Toei Animation (the same team who worked on the original Kanon anime and Air film) announced at the Tokyo Anime Fair on March 23, 2006 that an animated film would be produced. The Clannad film was released on September 15, 2007, directed by the same director of the Air film, Osamu Dezaki, and the screenplay was written by Makoto Nakamura. The film is a reinterpretation of the Clannad storyline which centers on the story arc of the female lead Nagisa Furukawa. The film was released on DVD in three editions: the Collector's Edition, the Special Edition, and the Regular Edition on March 7, 2008. Sentai Filmworks released an English-subbed and dubbed version of the film in March 2011.

Anime series

On March 15, 2007, the Japanese television station BS-i announced a Clannad anime series via a short 30-second teaser trailer that was featured at the end of the final episode of the second Kanon anime series. Clannad is produced by Kyoto Animation, directed by Tatsuya Ishihara, and written by Fumihiko Shimo, who also worked on other adaptations of Key's visual novels Air and Kanon. The anime aired between October 4, 2007 and March 27, 2008, containing 23 aired episodes out of a planned 24; the broadcast time was first announced on August 11, 2007 at the TBS festival Anime Festa, which is also when the first episode was showcased. The anime series was released in a set of eight DVD compilations released between December 19, 2007 and July 16, 2008 by Pony Canyon, with each compilation containing three episodes. Of the 24 episodes, 23 were aired on television with the first 22 being regular episodes, followed by an additional extra episode. The last episode was released as an original video animation (OVA) on the eighth DVD on July 16, 2008 and is set in an alternate universe from the anime series where Tomoya and Tomoyo are dating, which is based on Tomoyo's scenario in the game. The OVA episode was previewed on May 31, 2008 for an audience of four-hundred people picked via a mail-in postcard campaign. A Blu-ray Disc (BD) box set of Clannad was released on April 30, 2010.

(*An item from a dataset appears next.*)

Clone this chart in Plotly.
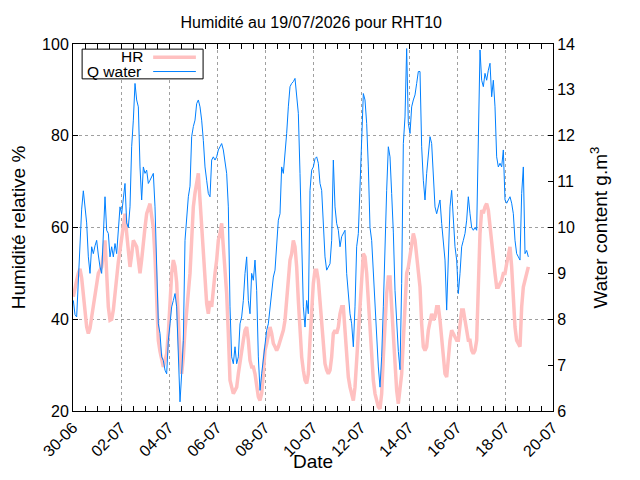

After the ending of the 23rd episode of the first Clannad anime series, a 15-second teaser trailer aired promoting a second season titled Clannad After Story. The anime is again animated by Kyoto Animation, and animates the After Story arc from the visual novel, which is a continuation of Nagisa's story, into 24 episodes. The same staff and cast from the first anime were used and the series broadcast in Japan between October 3, 2008 and March 26, 2009. Of the 24 episodes, 22 are regular episodes, the 23rd is an extra episode, and the last episode is a summary episode showcasing highlights from the series. The episodes were released on eight DVD compilation volumes between December 3, 2008 and July 1, 2009. The eighth DVD volume came with an additional OVA episode set in an alternate universe from the anime series where Tomoya and Kyou are dating. The OVA episode was previewed on May 24, 2009 to a limited number of people. A BD box set of Clannad After Story was released on April 20, 2011 in Japan with English subtitles.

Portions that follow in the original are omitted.